Besides death and taxes, one thing we will all meet at least once in our lives is grief.  I suppose there are humans who feel nothing, and I can’t help but pity them, even the psychos (for had the capacity to feel grief, they might not be what they are or were).  Really if one cannot experience grief emotionally one is missing a foo-foo shaft or gangling rod somewhere upstairs.

It’s good to prepare for grief, even as a young adult.  But of course that which brings grief,  no one wants to “practice.”  However, I still encourage contemplation of one’s own death, for without being able to accept your corporeal extinction, one really cannot live life to its fullest.  Such meditation does require guidance though, to avoid any “road hazards.”  If you attempt such, abide in the comfort that you never die, and you are never born, you are of the universal consciousness.  You are in the stream, and this life is but a vortex, a fleeting one.

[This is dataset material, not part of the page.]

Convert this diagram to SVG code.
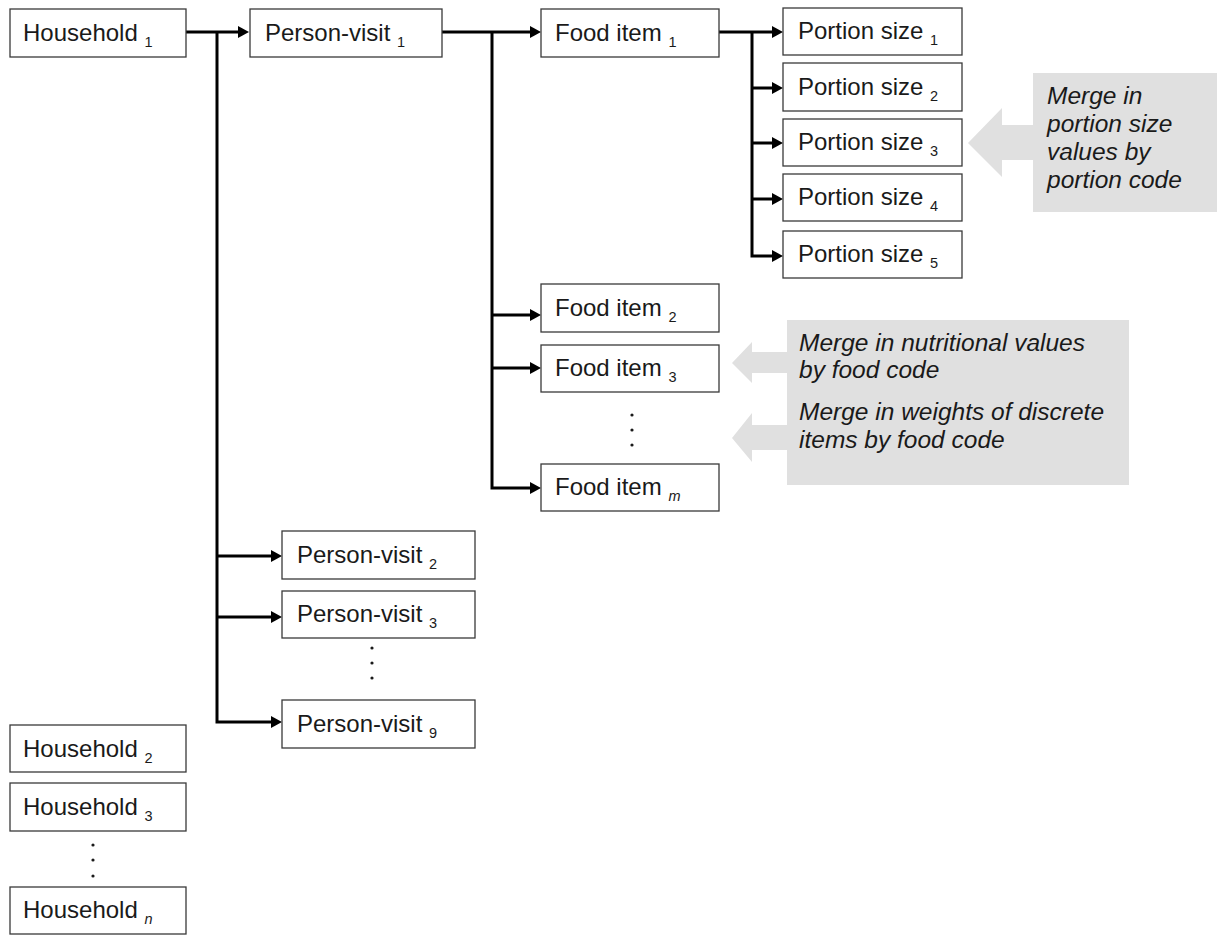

Often many youngsters today face grief when it smacks them in the face, as so many lose family and friends to violence or accidents by car or gun, or so sadly, by taking their own lives. Just this week close to where I live 4 high school students died when two cars collided head-on. I heard and immediately felt for the families and friends who got that news.  To get such news is emotionally cataclysmic.  Grief is a funny thing, and each person will find they have to deal with it ultimately by themselves, but not necessarily alone.  Reach out to the grieving with real sympathy; loving notes, cards, poems, songs can mean a whole lot, but accentuate the positive.

Even knowing for months that my late wife was terminal (25 yrs ago), when she died in my arms I was not prepared.  It hit me like a ton of lead.  For many weeks I grieved privately, alone, and the grief took me through a life epiphany.  I found a song by Bobby “Blue” Bland called Angel, and I would play it in my car going to work, and cry my eyes out for 30 minutes each day until the tears left.  Her angel showed me that if I would just give of myself to others, my grief would dissipate and be converted to a thing of beauty. It worked.

I don’t know how to advise anyone to prepare for grief, but I think one way is to store up the joy of having your loved ones in your life now, alive.  That joy will convert in grief, should the event happen, converting to positive energy that will buoy your spirit to the far shore.  Yet these episodes are extremely painful to say the least, but without pain there is no JOY in our lives.  Sunshine and rain.

I had a doctor a year or so ago who had just lost his wife.  He was going on seeing patients, but I had heard of his loss and extended my condolences.  I had gone back to work immediately after my wife passed…..I encourage that also.  We had a rare doctor-patient moment.  He cried a little.  We always think of doctors/surgeons as able to deal with death, but of course they feel, maybe even more than the average patient.  I told him of my loss. And I gave him some advice.  I pray he got through “it.”

Animals grieve.  But humans can carry grief a long time.  After 25 years I still shed a tear now and then, but it waters the Tree of the seed she planted in my soul.